_Material provided_

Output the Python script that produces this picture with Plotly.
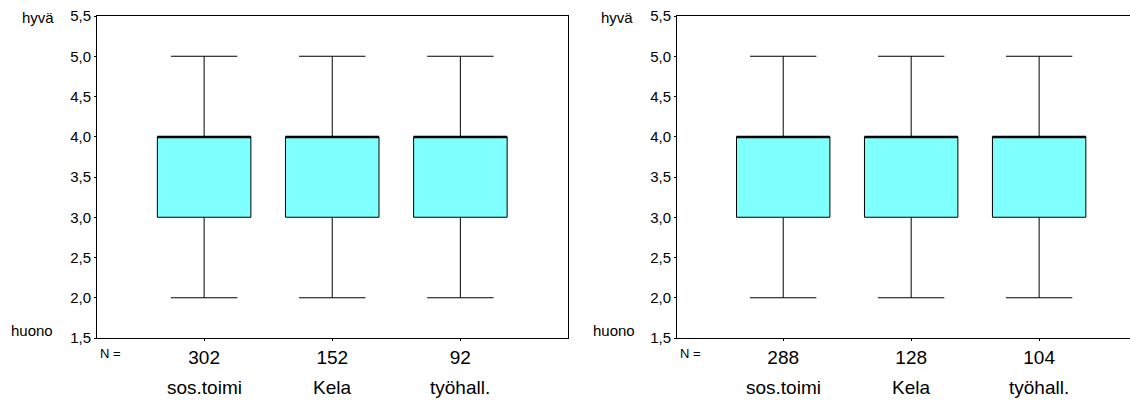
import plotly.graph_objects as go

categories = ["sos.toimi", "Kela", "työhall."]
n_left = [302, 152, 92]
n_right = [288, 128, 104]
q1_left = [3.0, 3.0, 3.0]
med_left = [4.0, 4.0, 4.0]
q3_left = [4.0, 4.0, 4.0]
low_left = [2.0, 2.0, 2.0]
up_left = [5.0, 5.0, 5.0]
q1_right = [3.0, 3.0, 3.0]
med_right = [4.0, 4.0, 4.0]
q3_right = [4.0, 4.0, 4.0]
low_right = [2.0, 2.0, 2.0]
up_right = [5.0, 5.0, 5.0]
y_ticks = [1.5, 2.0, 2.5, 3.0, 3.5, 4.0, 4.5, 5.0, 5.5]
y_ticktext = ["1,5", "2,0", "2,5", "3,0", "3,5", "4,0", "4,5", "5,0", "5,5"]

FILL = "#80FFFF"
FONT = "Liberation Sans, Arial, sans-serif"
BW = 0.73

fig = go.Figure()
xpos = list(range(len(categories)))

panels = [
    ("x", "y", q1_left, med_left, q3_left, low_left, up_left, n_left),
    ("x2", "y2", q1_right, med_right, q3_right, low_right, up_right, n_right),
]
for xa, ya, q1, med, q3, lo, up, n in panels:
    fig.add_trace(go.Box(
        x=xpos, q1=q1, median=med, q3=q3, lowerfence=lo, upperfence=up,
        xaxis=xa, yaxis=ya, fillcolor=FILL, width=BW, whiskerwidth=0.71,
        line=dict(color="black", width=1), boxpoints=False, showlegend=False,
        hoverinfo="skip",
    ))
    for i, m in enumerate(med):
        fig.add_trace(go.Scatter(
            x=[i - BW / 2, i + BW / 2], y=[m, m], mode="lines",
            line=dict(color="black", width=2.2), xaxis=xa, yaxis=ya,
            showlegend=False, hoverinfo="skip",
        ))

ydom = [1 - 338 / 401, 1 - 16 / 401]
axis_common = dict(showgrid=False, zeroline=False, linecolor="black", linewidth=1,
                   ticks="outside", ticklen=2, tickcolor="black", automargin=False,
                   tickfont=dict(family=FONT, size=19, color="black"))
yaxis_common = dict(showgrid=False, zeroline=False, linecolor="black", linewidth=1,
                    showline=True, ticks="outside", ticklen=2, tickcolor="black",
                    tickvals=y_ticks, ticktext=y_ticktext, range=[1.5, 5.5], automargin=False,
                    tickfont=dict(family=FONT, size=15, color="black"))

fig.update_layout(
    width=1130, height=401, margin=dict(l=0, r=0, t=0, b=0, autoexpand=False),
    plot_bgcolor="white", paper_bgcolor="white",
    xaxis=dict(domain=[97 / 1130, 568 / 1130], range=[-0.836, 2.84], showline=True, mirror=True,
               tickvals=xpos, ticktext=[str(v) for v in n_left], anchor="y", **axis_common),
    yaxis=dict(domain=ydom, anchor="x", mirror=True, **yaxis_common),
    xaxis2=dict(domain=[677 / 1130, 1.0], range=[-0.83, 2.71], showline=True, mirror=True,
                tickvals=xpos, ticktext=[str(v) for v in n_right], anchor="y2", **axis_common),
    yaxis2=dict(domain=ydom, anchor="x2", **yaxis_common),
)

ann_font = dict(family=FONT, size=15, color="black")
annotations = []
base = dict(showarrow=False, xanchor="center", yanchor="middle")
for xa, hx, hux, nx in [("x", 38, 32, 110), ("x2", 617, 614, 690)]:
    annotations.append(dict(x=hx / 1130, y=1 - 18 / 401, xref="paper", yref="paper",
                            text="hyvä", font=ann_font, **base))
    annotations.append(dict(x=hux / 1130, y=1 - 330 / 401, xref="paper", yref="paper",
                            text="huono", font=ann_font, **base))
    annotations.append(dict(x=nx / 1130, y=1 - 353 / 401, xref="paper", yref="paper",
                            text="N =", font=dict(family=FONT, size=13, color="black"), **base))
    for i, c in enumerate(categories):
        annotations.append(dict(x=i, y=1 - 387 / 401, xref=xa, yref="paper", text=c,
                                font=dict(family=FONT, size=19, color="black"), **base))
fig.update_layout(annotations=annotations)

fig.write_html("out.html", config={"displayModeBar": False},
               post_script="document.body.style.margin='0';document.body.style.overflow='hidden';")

_What this task involves_
Without including any picture, repeat the data exactly.

_Problem solution_
Output the Python script that produces this picture with Plotly.
import plotly.graph_objects as go

categories = ["sos.toimi", "Kela", "työhall."]
n_left = [302, 152, 92]
n_right = [288, 128, 104]
q1_left = [3.0, 3.0, 3.0]
med_left = [4.0, 4.0, 4.0]
q3_left = [4.0, 4.0, 4.0]
low_left = [2.0, 2.0, 2.0]
up_left = [5.0, 5.0, 5.0]
q1_right = [3.0, 3.0, 3.0]
med_right = [4.0, 4.0, 4.0]
q3_right = [4.0, 4.0, 4.0]
low_right = [2.0, 2.0, 2.0]
up_right = [5.0, 5.0, 5.0]
y_ticks = [1.5, 2.0, 2.5, 3.0, 3.5, 4.0, 4.5, 5.0, 5.5]
y_ticktext = ["1,5", "2,0", "2,5", "3,0", "3,5", "4,0", "4,5", "5,0", "5,5"]

FILL = "#80FFFF"
FONT = "Liberation Sans, Arial, sans-serif"
BW = 0.73

fig = go.Figure()
xpos = list(range(len(categories)))

panels = [
    ("x", "y", q1_left, med_left, q3_left, low_left, up_left, n_left),
    ("x2", "y2", q1_right, med_right, q3_right, low_right, up_right, n_right),
]
for xa, ya, q1, med, q3, lo, up, n in panels:
    fig.add_trace(go.Box(
        x=xpos, q1=q1, median=med, q3=q3, lowerfence=lo, upperfence=up,
        xaxis=xa, yaxis=ya, fillcolor=FILL, width=BW, whiskerwidth=0.71,
        line=dict(color="black", width=1), boxpoints=False, showlegend=False,
        hoverinfo="skip",
    ))
    for i, m in enumerate(med):
        fig.add_trace(go.Scatter(
            x=[i - BW / 2, i + BW / 2], y=[m, m], mode="lines",
            line=dict(color="black", width=2.2), xaxis=xa, yaxis=ya,
            showlegend=False, hoverinfo="skip",
        ))

ydom = [1 - 338 / 401, 1 - 16 / 401]
axis_common = dict(showgrid=False, zeroline=False, linecolor="black", linewidth=1,
                   ticks="outside", ticklen=2, tickcolor="black", automargin=False,
                   tickfont=dict(family=FONT, size=19, color="black"))
yaxis_common = dict(showgrid=False, zeroline=False, linecolor="black", linewidth=1,
                    showline=True, ticks="outside", ticklen=2, tickcolor="black",
                    tickvals=y_ticks, ticktext=y_ticktext, range=[1.5, 5.5], automargin=False,
                    tickfont=dict(family=FONT, size=15, color="black"))

fig.update_layout(
    width=1130, height=401, margin=dict(l=0, r=0, t=0, b=0, autoexpand=False),
    plot_bgcolor="white", paper_bgcolor="white",
    xaxis=dict(domain=[97 / 1130, 568 / 1130], range=[-0.836, 2.84], showline=True, mirror=True,
               tickvals=xpos, ticktext=[str(v) for v in n_left], anchor="y", **axis_common),
    yaxis=dict(domain=ydom, anchor="x", mirror=True, **yaxis_common),
    xaxis2=dict(domain=[677 / 1130, 1.0], range=[-0.83, 2.71], showline=True, mirror=True,
                tickvals=xpos, ticktext=[str(v) for v in n_right], anchor="y2", **axis_common),
    yaxis2=dict(domain=ydom, anchor="x2", **yaxis_common),
)

ann_font = dict(family=FONT, size=15, color="black")
annotations = []
base = dict(showarrow=False, xanchor="center", yanchor="middle")
for xa, hx, hux, nx in [("x", 38, 32, 110), ("x2", 617, 614, 690)]:
    annotations.append(dict(x=hx / 1130, y=1 - 18 / 401, xref="paper", yref="paper",
                            text="hyvä", font=ann_font, **base))
    annotations.append(dict(x=hux / 1130, y=1 - 330 / 401, xref="paper", yref="paper",
                            text="huono", font=ann_font, **base))
    annotations.append(dict(x=nx / 1130, y=1 - 353 / 401, xref="paper", yref="paper",
                            text="N =", font=dict(family=FONT, size=13, color="black"), **base))
    for i, c in enumerate(categories):
        annotations.append(dict(x=i, y=1 - 387 / 401, xref=xa, yref="paper", text=c,
                                font=dict(family=FONT, size=19, color="black"), **base))
fig.update_layout(annotations=annotations)

fig.write_html("out.html", config={"displayModeBar": False},
               post_script="document.body.style.margin='0';document.body.style.overflow='hidden';")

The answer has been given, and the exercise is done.